▶ _MATERIAL_:

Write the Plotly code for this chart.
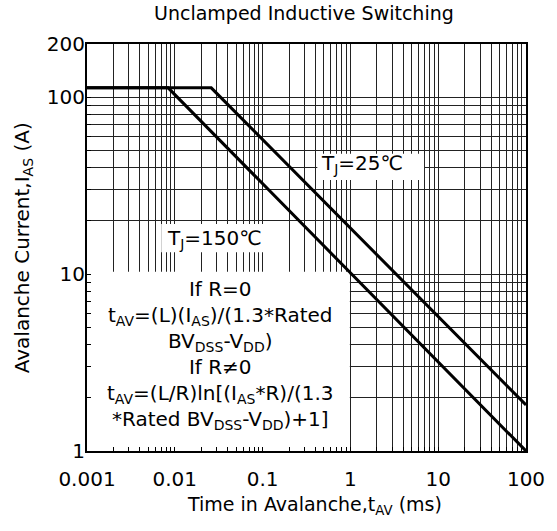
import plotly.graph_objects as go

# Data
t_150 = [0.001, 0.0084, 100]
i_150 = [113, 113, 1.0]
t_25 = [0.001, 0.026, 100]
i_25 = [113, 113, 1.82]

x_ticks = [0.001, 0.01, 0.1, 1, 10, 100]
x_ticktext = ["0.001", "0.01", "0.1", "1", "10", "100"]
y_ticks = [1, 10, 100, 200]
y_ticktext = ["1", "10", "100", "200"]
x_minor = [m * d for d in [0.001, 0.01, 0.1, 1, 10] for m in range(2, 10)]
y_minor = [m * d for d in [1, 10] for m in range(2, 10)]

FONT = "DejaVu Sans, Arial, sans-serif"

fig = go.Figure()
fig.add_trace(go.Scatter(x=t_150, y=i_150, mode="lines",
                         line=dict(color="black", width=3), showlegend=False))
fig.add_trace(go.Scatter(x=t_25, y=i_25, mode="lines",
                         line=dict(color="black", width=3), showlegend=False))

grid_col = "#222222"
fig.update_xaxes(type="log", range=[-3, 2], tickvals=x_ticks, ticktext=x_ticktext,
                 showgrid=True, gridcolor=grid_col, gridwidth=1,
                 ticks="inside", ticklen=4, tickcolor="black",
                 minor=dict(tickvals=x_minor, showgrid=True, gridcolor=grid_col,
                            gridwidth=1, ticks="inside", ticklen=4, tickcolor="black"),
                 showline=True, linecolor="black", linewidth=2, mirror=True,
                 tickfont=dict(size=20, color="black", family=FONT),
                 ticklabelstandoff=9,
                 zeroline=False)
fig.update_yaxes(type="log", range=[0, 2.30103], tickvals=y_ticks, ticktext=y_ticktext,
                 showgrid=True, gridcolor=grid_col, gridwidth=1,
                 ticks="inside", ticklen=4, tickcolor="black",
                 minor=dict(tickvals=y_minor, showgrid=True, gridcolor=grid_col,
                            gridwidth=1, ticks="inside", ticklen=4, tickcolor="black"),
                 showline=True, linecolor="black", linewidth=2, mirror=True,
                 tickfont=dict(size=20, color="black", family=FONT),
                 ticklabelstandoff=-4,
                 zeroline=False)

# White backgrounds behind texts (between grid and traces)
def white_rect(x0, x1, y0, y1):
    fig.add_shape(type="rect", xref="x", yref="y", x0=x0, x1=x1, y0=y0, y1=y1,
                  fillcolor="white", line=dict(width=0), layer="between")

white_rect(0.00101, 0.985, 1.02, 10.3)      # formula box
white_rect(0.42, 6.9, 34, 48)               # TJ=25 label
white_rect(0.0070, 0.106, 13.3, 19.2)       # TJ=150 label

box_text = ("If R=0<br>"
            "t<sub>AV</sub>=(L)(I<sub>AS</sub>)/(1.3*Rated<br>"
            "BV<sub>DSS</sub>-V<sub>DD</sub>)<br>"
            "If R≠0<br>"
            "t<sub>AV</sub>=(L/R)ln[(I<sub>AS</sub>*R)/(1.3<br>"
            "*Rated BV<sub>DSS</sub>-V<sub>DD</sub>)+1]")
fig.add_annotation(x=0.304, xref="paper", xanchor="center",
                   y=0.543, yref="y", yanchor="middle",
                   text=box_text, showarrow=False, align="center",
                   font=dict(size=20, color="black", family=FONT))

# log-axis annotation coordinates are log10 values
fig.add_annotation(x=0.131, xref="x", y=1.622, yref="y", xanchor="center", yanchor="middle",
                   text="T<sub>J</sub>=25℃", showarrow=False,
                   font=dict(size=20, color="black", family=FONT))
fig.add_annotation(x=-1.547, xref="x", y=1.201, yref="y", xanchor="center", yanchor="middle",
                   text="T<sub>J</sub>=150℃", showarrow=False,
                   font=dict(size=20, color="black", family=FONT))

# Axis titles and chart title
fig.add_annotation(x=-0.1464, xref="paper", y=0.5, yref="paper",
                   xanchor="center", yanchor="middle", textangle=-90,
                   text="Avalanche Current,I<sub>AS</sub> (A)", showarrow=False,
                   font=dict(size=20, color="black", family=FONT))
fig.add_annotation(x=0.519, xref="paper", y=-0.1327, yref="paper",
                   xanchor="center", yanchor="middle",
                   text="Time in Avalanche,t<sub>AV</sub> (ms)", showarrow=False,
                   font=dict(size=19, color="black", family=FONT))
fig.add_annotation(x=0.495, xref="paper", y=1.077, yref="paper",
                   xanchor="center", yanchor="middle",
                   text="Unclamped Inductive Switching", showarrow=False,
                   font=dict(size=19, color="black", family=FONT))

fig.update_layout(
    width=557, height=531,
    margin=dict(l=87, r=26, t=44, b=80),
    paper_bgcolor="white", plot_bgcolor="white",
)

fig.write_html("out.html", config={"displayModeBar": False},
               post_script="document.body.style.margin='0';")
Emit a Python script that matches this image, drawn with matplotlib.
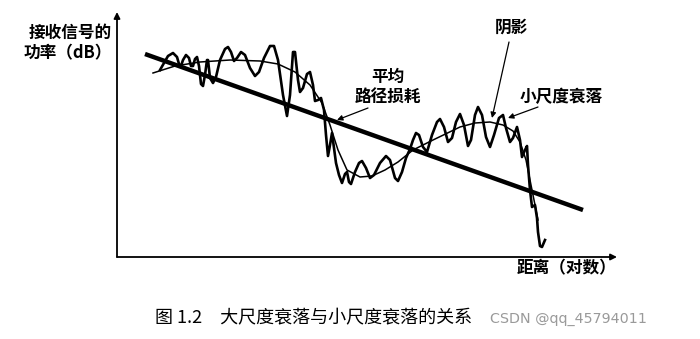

▶ _EXERCISE DETAILS_: Without the pictures, return the listing above from its first line through the line that has "i_25 = [113, 113, 1.82]".

▶ _THE ANSWER_:
Write the Plotly code for this chart.
import plotly.graph_objects as go

# Data
t_150 = [0.001, 0.0084, 100]
i_150 = [113, 113, 1.0]
t_25 = [0.001, 0.026, 100]
i_25 = [113, 113, 1.82]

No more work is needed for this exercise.